Другое дело, что не все эти дела доходили до логического конца — например, выкрутился Артюхов, хотя против него было возбуждено два уголовных дела. Аксененко разрешили уехать лечиться за границу, но он там умер. Адамова посадили в США, поскольку, хотя все о его прегрешениях было известно, ему разрешили выехать туда. А потом мы его заполучили обратно, но в итоге он отделался легким испугом.
Сегодня антикоррупционной комиссии в Госдуме, по сути, не существует. Нам сказали: «Ребята, занимайтесь проверкой коррупционных законопроектов, а влезать в практику вам не следует. Есть правоохранительные органы, вот пусть они этим и занимаются, а депутатам там делать нечего…» Хотя я считаю, что парламентский контроль здесь, наоборот, должен быть. Есть крупные дела, которые требуют вмешательства депутатов.
— Есть также мнение, что коррупция — это просто основной бизнес для политической и экономической элиты, которая уже настолько прогнила, разложилась и обнаглела, что сделала продажность своим образом жизни, идеологией. И с этим ничего не поделаешь.
— Правильно, они — неприкасаемые. Есть уровень, достигая которого человек становится неприкасаемым. Потому к этому уровню все так и стремятся. Но с каждым годом он плывет — поднимается выше. Раньше сложно было представить, чтобы губернаторов, например, привлекали к уголовной ответственности. А сегодня это обычное дело. А вот министры в правительстве, скажем, пока неприкасаемые.
— Что делать, чтобы борьба с коррупцией действительно стала системной?

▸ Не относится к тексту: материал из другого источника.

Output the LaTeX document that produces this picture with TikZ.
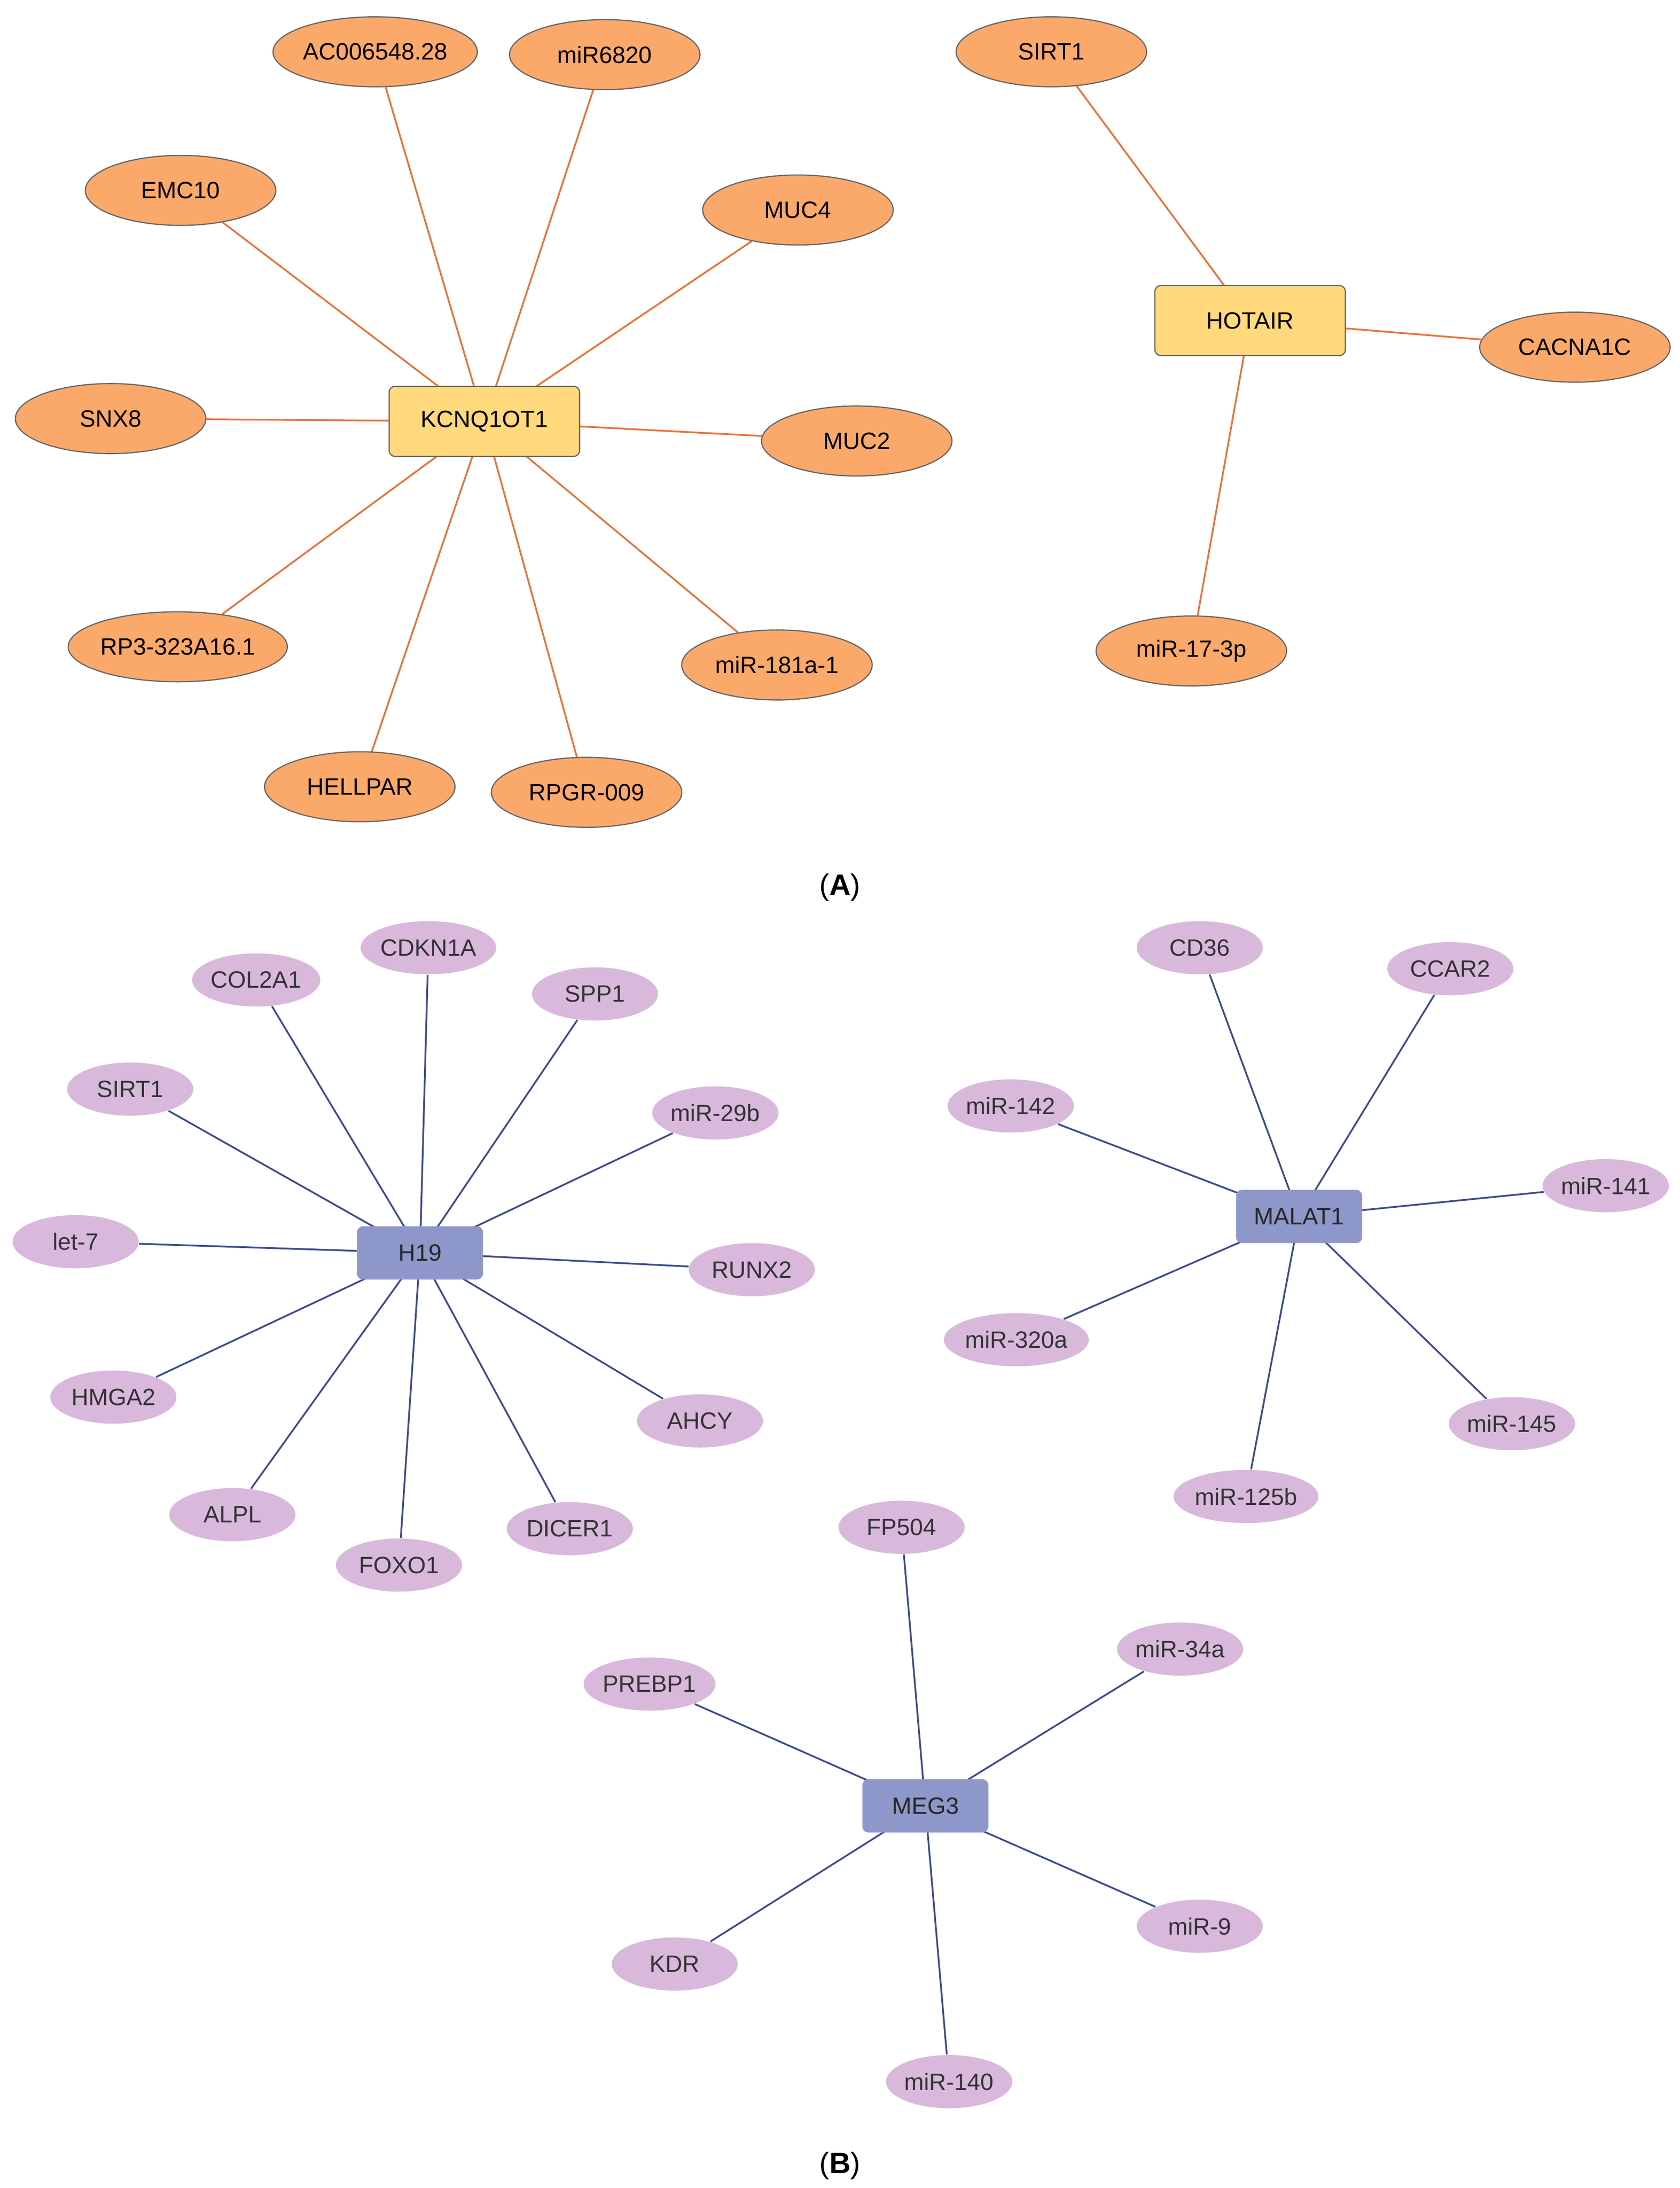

— Если коррупционер выскальзывает из объятий правоохранительных органов, то на это должен быть четкий ответ. Если он не виноват, значит, пусть отвечают те, кто привлек его к уголовной ответственности. А если он все-таки виновен, то обществу необходимо предоставить исчерпывающую информацию, в чем именно. Когда ее камуфлируют, уводят в сферу пустой болтовни, а преступники в это время тихо вымываются из уголовных дел, то вывод напрашивается только один: это не борьба с коррупцией, а ее имитация.